En una sala de partos no debería importar la nacionalidad de la paciente, sino su derecho a vivir. Sin embargo, en República Dominicana, la realidad es más cruda: ser haitiana aumenta el riesgo de morir durante el embarazo o el parto.
No por una condición biológica, sino por una suma de factores estructurales, sociales e institucionales que han convertido al parto en una travesía peligrosa para cientos de mujeres migrantes.
Y aunque esta situación evidencia desigualdades históricas, también pone sobre la mesa el peso desproporcionado que ha cargado, en silencio y con escasos recursos, el sistema de salud dominicano.
Los datos no dejan lugar a dudas. A pesar de que las pacientes haitianas representan más del 35% de los nacimientos en el país —y en algunas provincias superan incluso a las dominicanas—, su proporción en las estadísticas de mortalidad materna es todavía más alarmante.
En el boletín epidemiológico número 51 del Ministerio de Salud Pública, correspondiente al año 2024, se reportaron 165 muertes maternas hasta esa fecha. De ellas, 79 correspondían a mujeres haitianas. Es decir, casi la mitad. Esta diferencia no puede explicarse por la nacionalidad, sino por condiciones de acceso, exclusión, pobreza y abandono.
La mayoría de estas mujeres llega al sistema de salud sin haber tenido un control prenatal adecuado, muchas veces en fase avanzada del trabajo de parto, sin documentos, con miedo a ser rechazadas o deportadas, sin hablar el idioma, sin redes de apoyo, y con enfermedades no tratadas como anemia, hipertensión o infecciones.
El problema no es que sean haitianas. El problema es que llegan tarde, llegan solas, y llegan en condiciones que ningún cuerpo —sea de la nacionalidad que sea— puede resistir sin riesgos. Y mientras esto ocurre, República Dominicana, con un sistema sanitario que también enfrenta desafíos internos, ha sostenido durante décadas la atención de miles de parturientas extranjeras sin un plan binacional efectivo ni un apoyo real de la comunidad internacional.
Resulta fácil señalar las cifras sin entender el contexto. Pero la verdad es que República Dominicana ha sido solidaria, muchas veces más allá de sus posibilidades. Nuestros hospitales, especialmente los públicos, han atendido con humanidad a mujeres que no han sido vistas ni protegidas en su país de origen. Haití, con un sistema de salud profundamente debilitado, ha dejado una deuda estructural con sus mujeres, y esa deuda la estamos pagando nosotros: en camas ocupadas, en insumos limitados, en profesionales que se multiplican para cubrir demandas crecientes, y también, en la presión social que genera un tema tan sensible como el de la migración y la salud.

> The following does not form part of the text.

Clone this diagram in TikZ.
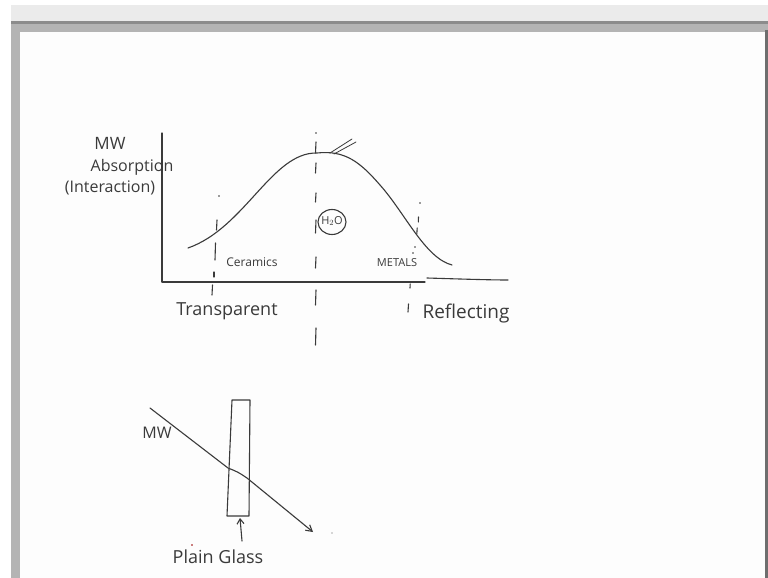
\documentclass[tikz,border=0pt]{standalone}
\usepackage{fontspec}
\setmainfont{Open Sans}
\usetikzlibrary{arrows.meta}
\definecolor{inkc}{HTML}{3A3A3A}
\definecolor{topgray}{HTML}{EBEBEB}
\definecolor{bargray}{HTML}{8C8C8C}
\definecolor{framegray}{HTML}{B4B4B4}
\definecolor{pagewhite}{HTML}{FDFDFD}
\definecolor{edgegray}{HTML}{6E6E6E}
\begin{document}
\begin{tikzpicture}[x=1pt,y=-1pt,
  ink/.style={draw=inkc, line width=1.1pt, line cap=round, line join=round},
  fine/.style={draw=inkc, line width=0.8pt, line cap=round},
  lbl/.style={text=inkc, inner sep=0pt, font=#1},
  inkdot/.style={fill=inkc}]
\useasboundingbox (0,0) rectangle (768,578);
% screen frame
\fill[white] (0,0) rectangle (768,578);
\fill[topgray] (11,5) rectangle (768,21);
\fill[bargray] (11,21) rectangle (768,24);
\fill[framegray] (11,24) rectangle (768,32);
\fill[framegray] (11,32) rectangle (20,578);
\fill[pagewhite] (20,32) rectangle (765,578);
\fill[edgegray] (765,30) rectangle (767.5,578);

% axes
\draw[ink] (162,133) -- (162,282) -- (425,282);
\draw[ink] (427,278) .. controls (460,279) and (490,280) .. (508,280);

% bell curve
\draw[ink] (188,248) .. controls (245,228) and (272,152) .. (317,153)
  .. controls (345,150) and (360,162) .. (380,185)
  .. controls (405,213) and (425,258) .. (452,265);
% tick at peak
\draw[fine] (330,153) -- (352,139);
\draw[fine] (334,154) -- (356,142);

% central dashed line
\fill[inkdot] (316,133) circle (0.9);
\foreach \a/\b in {142/153, 163/173, 193/202, 220/233, 257/268, 290/305, 328/345}
  \draw[ink] (316,\a) -- (315.5,\b);

% left dashed line
\fill[inkdot] (219,196) circle (0.9);
\draw[ink] (217,220) -- (216.5,230);
\draw[ink] (215.5,243) -- (215,260);
\draw[ink] (214,272) -- (214,277);
\draw[ink] (212.5,285) -- (212,295);

% right dashed line
\fill[inkdot] (420,203) circle (0.9);
\draw[ink] (418.5,217) -- (418.3,222);
\draw[ink] (417.2,228) -- (416.8,234);
\fill[inkdot] (415,247) circle (0.9);
\fill[inkdot] (413,253) circle (0.9);
\draw[ink] (410.2,284) -- (410,288);
\draw[ink] (408.5,304) -- (408,312);

% H2O
\draw[ink] (332,222) ellipse [x radius=14, y radius=12.5];
\node[lbl={\fontsize{11}{12}\selectfont}] (h2o) at (332,221) {H$_2$O};

% labels
\node[lbl={\fontsize{17}{19}\selectfont}] (mw) at (110,143) {MW};
\node[lbl={\fontsize{16}{18}\selectfont}] (absorb) at (132,167) {Absorption};
\node[lbl={\fontsize{16}{18}\selectfont}] (inter) at (110,188) {(Interaction)};
\node[lbl={\fontsize{12}{14}\selectfont}] (ceram) at (252,262) {Ceramics};
\node[lbl={\fontsize{11}{13}\selectfont}] (metals) at (397,263) {METALS};
\node[lbl={\fontsize{18}{20}\selectfont}] (transp) at (227,311) {Transparent};
\node[lbl={\fontsize{19}{21}\selectfont}] (reflect) at (466,314) {Reflecting};

% glass and microwave ray
\draw[ink] (232,400) -- (250,400) -- (249,516) -- (227,516) -- cycle;
\node[lbl={\fontsize{16}{18}\selectfont}] (mw2) at (157,433) {MW};
\coordinate (r0) at (150,408);
\coordinate (r1) at (228,468);
\coordinate (r2) at (247,478);
\coordinate (r3) at (313,532);
\draw[ink, -{Straight Barb[length=6pt,width=7pt]}] (r0) -- (r1) .. controls (238,472) .. (r2) -- (r3);
\fill[inkc!40] (332,533) circle (0.8);

\node[lbl={\fontsize{18}{20}\selectfont}] (pg) at (218,557) {Plain Glass};
\coordinate (gb) at (240,518);
\coordinate (arrs) at (242,541);
\draw[ink, -{Straight Barb[length=5pt,width=7pt]}] (arrs) -- (gb);
\fill[red!60!black] (192,545) circle (0.8);
\end{tikzpicture}
\end{document}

Esta no es una crisis de salud exclusiva de República Dominicana. Es una crisis regional, agravada por la fragilidad institucional de un país vecino que históricamente ha carecido de estrategias sostenibles para cuidar a su población.
Pero también es una oportunidad para hablar con claridad: la mortalidad materna entre mujeres haitianas en nuestro país no debe usarse como excusa para discursos de odio ni para justificar la indiferencia. Debe usarse como punto de partida para exigir una política internacional que mire con seriedad el drama de la migración y la salud en la isla.
En otras partes del mundo, fenómenos similares ocurren. En Sudáfrica, las mujeres migrantes de Zimbabue presentan tasas de mortalidad materna significativamente más altas que las nacionales, por razones casi idénticas: pobreza, exclusión, falta de acceso a controles y barreras lingüísticas.
En Estados Unidos, las mujeres latinas indocumentadas enfrentan obstáculos similares, incluso en un país con recursos infinitamente superiores. En todos estos casos, se repite la misma verdad: no es la nacionalidad la que mata, es la desigualdad.
República Dominicana no puede seguir cargando sola con esta responsabilidad. Nuestra vocación humanitaria no debe confundirse con obligación infinita, y mucho menos debe ser castigada con críticas simplistas.
Hemos hecho más de lo que muchos harían en nuestro lugar, pero ha llegado el momento de replantear el abordaje, exigir colaboración internacional y asumir que las soluciones no pueden ser unilaterales.
La frontera que divide la isla también divide la equidad, la salud y las oportunidades. Pero cuando una mujer sangra en el parto, no hay pasaporte que la salve. Solo un sistema que funcione. Y ese sistema, por décadas, ha sido el nuestro. Que no se nos olvide.